§ **WORK REQUIRED**
Return the material word for word. Do not include the pictures.
▬▬▬▬▬▬
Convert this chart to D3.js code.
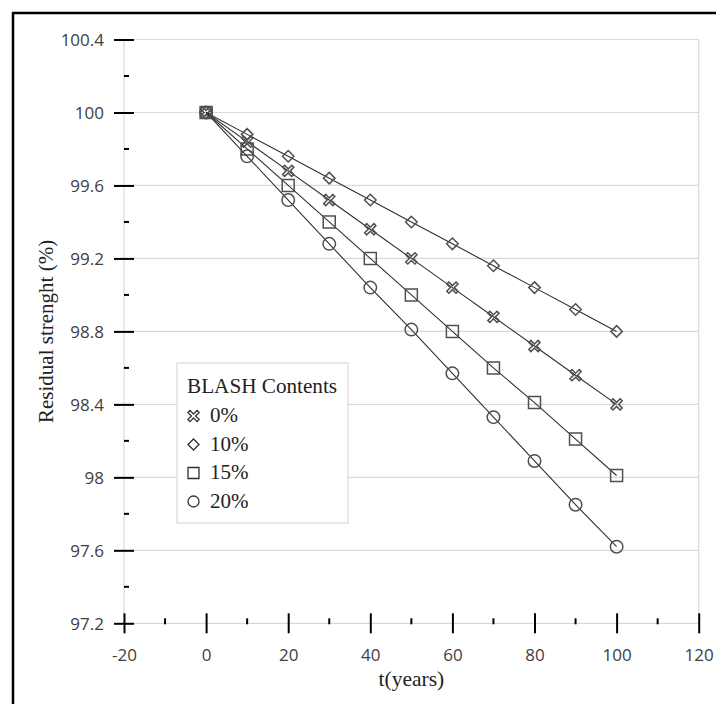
<!DOCTYPE html>
<html>
<head>
<meta charset="utf-8">
<script src="https://cdn.jsdelivr.net/npm/d3@7"></script>
<style>
  html, body { margin: 0; padding: 0; background: #fff; }
  svg { display: block; }
  .ticklab { font-family: 'Open Sans', 'Noto Sans', sans-serif; font-size: 17px; }
</style>
</head>
<body>
<svg id="chart" width="716" height="704"></svg>
<script>
// ---- data ----
const years = [0, 10, 20, 30, 40, 50, 60, 70, 80, 90, 100];
const s0  = [100, 99.84, 99.68, 99.52, 99.36, 99.20, 99.04, 98.88, 98.72, 98.56, 98.40];
const s10 = [100, 99.88, 99.76, 99.64, 99.52, 99.40, 99.28, 99.16, 99.04, 98.92, 98.80];
const s15 = [100, 99.80, 99.60, 99.40, 99.20, 99.00, 98.80, 98.60, 98.41, 98.21, 98.01];
const s20 = [100, 99.76, 99.52, 99.28, 99.04, 98.81, 98.57, 98.33, 98.09, 97.85, 97.62];
const seriesNames = ["0%", "10%", "15%", "20%"];
const seriesMarkers = ["x", "diamond", "square", "circle"];
const xTicks = [-20, 0, 20, 40, 60, 80, 100, 120];
const xMinorTicks = [-10, 10, 30, 50, 70, 90, 110];
const yTicks = [97.2, 97.6, 98, 98.4, 98.8, 99.2, 99.6, 100, 100.4];
const yMinorTicks = [97.4, 97.8, 98.2, 98.6, 99.0, 99.4, 99.8, 100.2];
const xTitle = "t(years)";
const yTitle = "Residual strenght (%)";
const legendTitle = "BLASH Contents";

const seriesValues = [s0, s10, s15, s20];

// ---- layout ----
const svg = d3.select("#chart");
const x = d3.scaleLinear().domain([-20, 120]).range([124, 698.7]);
const y = d3.scaleLinear().domain([97.2, 100.4]).range([623.3, 39.5]);

const grid = "#d9d9d9";
const ink = "#404040";
const serif = "'Liberation Serif', 'Times New Roman', serif";
const numFmt = d => String(+(+d).toFixed(1));

// outer frame (left & top visible)
svg.append("line").attr("x1", 13).attr("x2", 13).attr("y1", 12).attr("y2", 704)
  .attr("stroke", "#000").attr("stroke-width", 2.5);
svg.append("line").attr("x1", 12).attr("x2", 716).attr("y1", 13).attr("y2", 13)
  .attr("stroke", "#000").attr("stroke-width", 2.5);

// gridlines
svg.append("g").selectAll("line").data(yTicks).join("line")
  .attr("x1", x(-20)).attr("x2", x(120))
  .attr("y1", d => y(d)).attr("y2", d => y(d))
  .attr("stroke", grid).attr("stroke-width", 1.2);
svg.append("g").selectAll("line").data([-20, 120]).join("line")
  .attr("x1", d => x(d)).attr("x2", d => x(d))
  .attr("y1", y(100.4)).attr("y2", y(97.2))
  .attr("stroke", grid).attr("stroke-width", 1.2);

// y axis ticks
const yAxis = d3.axisLeft(y).tickValues(yTicks).tickSize(0).tickPadding(0).tickFormat(numFmt);
const gy = svg.append("g").attr("transform", `translate(${x(-20)},0)`).call(yAxis);
gy.select(".domain").remove();
gy.attr("font-size", null).attr("font-family", null);
gy.selectAll(".tick text").attr("class", "ticklab").attr("x", -20).attr("dy", "0.35em")
  .attr("fill", ink);
gy.selectAll(".tick").append("line").attr("x1", -10).attr("x2", 10)
  .attr("stroke", "#000").attr("stroke-width", 2);
svg.append("g").selectAll("line").data(yMinorTicks).join("line")
  .attr("x1", x(-20)).attr("x2", x(-20) + 5)
  .attr("y1", d => y(d)).attr("y2", d => y(d))
  .attr("stroke", "#000").attr("stroke-width", 2);

// x axis ticks
const xAxis = d3.axisBottom(x).tickValues(xTicks).tickSize(0).tickPadding(0).tickFormat(numFmt);
const gx = svg.append("g").attr("transform", `translate(0,${y(97.2)})`).call(xAxis);
gx.select(".domain").remove();
gx.attr("font-size", null).attr("font-family", null);
gx.selectAll(".tick text").attr("class", "ticklab").attr("y", 38).attr("dy", 0)
  .attr("fill", ink);
gx.selectAll(".tick").append("line").attr("y1", -10).attr("y2", 10)
  .attr("stroke", "#000").attr("stroke-width", 2);
svg.append("g").selectAll("line").data(xMinorTicks).join("line")
  .attr("x1", d => x(d)).attr("x2", d => x(d))
  .attr("y1", y(97.2) - 5).attr("y2", y(97.2) + 1)
  .attr("stroke", "#000").attr("stroke-width", 2);

// axis titles
svg.append("text").attr("x", x(50)).attr("y", 686).attr("text-anchor", "middle")
  .attr("font-family", serif).attr("font-size", 21.5).attr("fill", "#222").text(xTitle);
svg.append("text").attr("transform", `translate(53,${(y(100.4) + y(97.2)) / 2}) rotate(-90)`)
  .attr("text-anchor", "middle")
  .attr("font-family", serif).attr("font-size", 21).attr("fill", "#222").text(yTitle);

// marker paths
function markerPath(type, s) {
  if (type === "circle") {
    const r = s / 2;
    return `M${r},0A${r},${r} 0 1,1 ${-r},0A${r},${r} 0 1,1 ${r},0Z`;
  }
  if (type === "square") {
    const h = s / 2;
    return `M${-h},${-h}H${h}V${h}H${-h}Z`;
  }
  if (type === "diamond") {
    const h = s / 2;
    return `M0,${-h}L${h},0L0,${h}L${-h},0Z`;
  }
  // outlined X
  const a = s * 0.13, L = s / 2 + 1;
  const pts = [[-a,-L],[a,-L],[a,-a],[L,-a],[L,a],[a,a],[a,L],[-a,L],[-a,a],[-L,a],[-L,-a],[-a,-a]];
  const c = Math.SQRT1_2;
  return "M" + pts.map(([px, py]) => [(px - py) * c, (px + py) * c].map(v => v.toFixed(2)).join(",")).join("L") + "Z";
}
const markerSize = { x: 11, diamond: 11.5, square: 12, circle: 12.5 };

// lines and markers
const line = d3.line().x((d, i) => x(years[i])).y(d => y(d));
seriesValues.forEach((vals, si) => {
  const g = svg.append("g");
  g.append("path").datum(vals).attr("d", line)
    .attr("fill", "none").attr("stroke", "#303030").attr("stroke-width", 1.1);
  const m = seriesMarkers[si];
  g.selectAll("path.mk").data(vals).join("path").attr("class", "mk")
    .attr("transform", (d, i) => `translate(${x(years[i])},${y(d)})`)
    .attr("d", markerPath(m, markerSize[m]))
    .attr("fill", "none").attr("stroke", "#505050").attr("stroke-width", 1.5);
});

// legend
const lg = svg.append("g");
lg.append("rect").attr("x", 177).attr("y", 363).attr("width", 171).attr("height", 160)
  .attr("fill", "#fff").attr("stroke", grid).attr("stroke-width", 1.2);
lg.append("text").attr("x", 187).attr("y", 393)
  .attr("font-family", serif).attr("font-size", 21.2).attr("fill", "#222").text(legendTitle);
seriesNames.forEach((name, i) => {
  const by = 422 + i * 28.5;
  lg.append("path").attr("transform", `translate(193.5,${by - 6})`)
    .attr("d", markerPath(seriesMarkers[i], 11))
    .attr("fill", "none").attr("stroke", "#303030").attr("stroke-width", 1.3);
  lg.append("text").attr("x", 210).attr("y", by)
    .attr("font-family", serif).attr("font-size", 21).attr("fill", "#222").text(name);
});
</script>
</body>
</html>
▬▬▬▬▬▬
§ **OUTPUT FOR THIS EXERCISE**
Convert this chart to D3.js code.
<!DOCTYPE html>
<html>
<head>
<meta charset="utf-8">
<script src="https://cdn.jsdelivr.net/npm/d3@7"></script>
<style>
  html, body { margin: 0; padding: 0; background: #fff; }
  svg { display: block; }
  .ticklab { font-family: 'Open Sans', 'Noto Sans', sans-serif; font-size: 17px; }
</style>
</head>
<body>
<svg id="chart" width="716" height="704"></svg>
<script>
// ---- data ----
const years = [0, 10, 20, 30, 40, 50, 60, 70, 80, 90, 100];
const s0  = [100, 99.84, 99.68, 99.52, 99.36, 99.20, 99.04, 98.88, 98.72, 98.56, 98.40];
const s10 = [100, 99.88, 99.76, 99.64, 99.52, 99.40, 99.28, 99.16, 99.04, 98.92, 98.80];
const s15 = [100, 99.80, 99.60, 99.40, 99.20, 99.00, 98.80, 98.60, 98.41, 98.21, 98.01];
const s20 = [100, 99.76, 99.52, 99.28, 99.04, 98.81, 98.57, 98.33, 98.09, 97.85, 97.62];
const seriesNames = ["0%", "10%", "15%", "20%"];
const seriesMarkers = ["x", "diamond", "square", "circle"];
const xTicks = [-20, 0, 20, 40, 60, 80, 100, 120];
const xMinorTicks = [-10, 10, 30, 50, 70, 90, 110];
const yTicks = [97.2, 97.6, 98, 98.4, 98.8, 99.2, 99.6, 100, 100.4];
const yMinorTicks = [97.4, 97.8, 98.2, 98.6, 99.0, 99.4, 99.8, 100.2];
const xTitle = "t(years)";
const yTitle = "Residual strenght (%)";
const legendTitle = "BLASH Contents";

const seriesValues = [s0, s10, s15, s20];

// ---- layout ----
const svg = d3.select("#chart");
const x = d3.scaleLinear().domain([-20, 120]).range([124, 698.7]);
const y = d3.scaleLinear().domain([97.2, 100.4]).range([623.3, 39.5]);

const grid = "#d9d9d9";
const ink = "#404040";
const serif = "'Liberation Serif', 'Times New Roman', serif";
const numFmt = d => String(+(+d).toFixed(1));

// outer frame (left & top visible)
svg.append("line").attr("x1", 13).attr("x2", 13).attr("y1", 12).attr("y2", 704)
  .attr("stroke", "#000").attr("stroke-width", 2.5);
svg.append("line").attr("x1", 12).attr("x2", 716).attr("y1", 13).attr("y2", 13)
  .attr("stroke", "#000").attr("stroke-width", 2.5);

// gridlines
svg.append("g").selectAll("line").data(yTicks).join("line")
  .attr("x1", x(-20)).attr("x2", x(120))
  .attr("y1", d => y(d)).attr("y2", d => y(d))
  .attr("stroke", grid).attr("stroke-width", 1.2);
svg.append("g").selectAll("line").data([-20, 120]).join("line")
  .attr("x1", d => x(d)).attr("x2", d => x(d))
  .attr("y1", y(100.4)).attr("y2", y(97.2))
  .attr("stroke", grid).attr("stroke-width", 1.2);

// y axis ticks
const yAxis = d3.axisLeft(y).tickValues(yTicks).tickSize(0).tickPadding(0).tickFormat(numFmt);
const gy = svg.append("g").attr("transform", `translate(${x(-20)},0)`).call(yAxis);
gy.select(".domain").remove();
gy.attr("font-size", null).attr("font-family", null);
gy.selectAll(".tick text").attr("class", "ticklab").attr("x", -20).attr("dy", "0.35em")
  .attr("fill", ink);
gy.selectAll(".tick").append("line").attr("x1", -10).attr("x2", 10)
  .attr("stroke", "#000").attr("stroke-width", 2);
svg.append("g").selectAll("line").data(yMinorTicks).join("line")
  .attr("x1", x(-20)).attr("x2", x(-20) + 5)
  .attr("y1", d => y(d)).attr("y2", d => y(d))
  .attr("stroke", "#000").attr("stroke-width", 2);

// x axis ticks
const xAxis = d3.axisBottom(x).tickValues(xTicks).tickSize(0).tickPadding(0).tickFormat(numFmt);
const gx = svg.append("g").attr("transform", `translate(0,${y(97.2)})`).call(xAxis);
gx.select(".domain").remove();
gx.attr("font-size", null).attr("font-family", null);
gx.selectAll(".tick text").attr("class", "ticklab").attr("y", 38).attr("dy", 0)
  .attr("fill", ink);
gx.selectAll(".tick").append("line").attr("y1", -10).attr("y2", 10)
  .attr("stroke", "#000").attr("stroke-width", 2);
svg.append("g").selectAll("line").data(xMinorTicks).join("line")
  .attr("x1", d => x(d)).attr("x2", d => x(d))
  .attr("y1", y(97.2) - 5).attr("y2", y(97.2) + 1)
  .attr("stroke", "#000").attr("stroke-width", 2);

// axis titles
svg.append("text").attr("x", x(50)).attr("y", 686).attr("text-anchor", "middle")
  .attr("font-family", serif).attr("font-size", 21.5).attr("fill", "#222").text(xTitle);
svg.append("text").attr("transform", `translate(53,${(y(100.4) + y(97.2)) / 2}) rotate(-90)`)
  .attr("text-anchor", "middle")
  .attr("font-family", serif).attr("font-size", 21).attr("fill", "#222").text(yTitle);

// marker paths
function markerPath(type, s) {
  if (type === "circle") {
    const r = s / 2;
    return `M${r},0A${r},${r} 0 1,1 ${-r},0A${r},${r} 0 1,1 ${r},0Z`;
  }
  if (type === "square") {
    const h = s / 2;
    return `M${-h},${-h}H${h}V${h}H${-h}Z`;
  }
  if (type === "diamond") {
    const h = s / 2;
    return `M0,${-h}L${h},0L0,${h}L${-h},0Z`;
  }
  // outlined X
  const a = s * 0.13, L = s / 2 + 1;
  const pts = [[-a,-L],[a,-L],[a,-a],[L,-a],[L,a],[a,a],[a,L],[-a,L],[-a,a],[-L,a],[-L,-a],[-a,-a]];
  const c = Math.SQRT1_2;
  return "M" + pts.map(([px, py]) => [(px - py) * c, (px + py) * c].map(v => v.toFixed(2)).join(",")).join("L") + "Z";
}
const markerSize = { x: 11, diamond: 11.5, square: 12, circle: 12.5 };

// lines and markers
const line = d3.line().x((d, i) => x(years[i])).y(d => y(d));
seriesValues.forEach((vals, si) => {
  const g = svg.append("g");
  g.append("path").datum(vals).attr("d", line)
    .attr("fill", "none").attr("stroke", "#303030").attr("stroke-width", 1.1);
  const m = seriesMarkers[si];
  g.selectAll("path.mk").data(vals).join("path").attr("class", "mk")
    .attr("transform", (d, i) => `translate(${x(years[i])},${y(d)})`)
    .attr("d", markerPath(m, markerSize[m]))
    .attr("fill", "none").attr("stroke", "#505050").attr("stroke-width", 1.5);
});

// legend
const lg = svg.append("g");
lg.append("rect").attr("x", 177).attr("y", 363).attr("width", 171).attr("height", 160)
  .attr("fill", "#fff").attr("stroke", grid).attr("stroke-width", 1.2);
lg.append("text").attr("x", 187).attr("y", 393)
  .attr("font-family", serif).attr("font-size", 21.2).attr("fill", "#222").text(legendTitle);
seriesNames.forEach((name, i) => {
  const by = 422 + i * 28.5;
  lg.append("path").attr("transform", `translate(193.5,${by - 6})`)
    .attr("d", markerPath(seriesMarkers[i], 11))
    .attr("fill", "none").attr("stroke", "#303030").attr("stroke-width", 1.3);
  lg.append("text").attr("x", 210).attr("y", by)
    .attr("font-family", serif).attr("font-size", 21).attr("fill", "#222").text(name);
});
</script>
</body>
</html>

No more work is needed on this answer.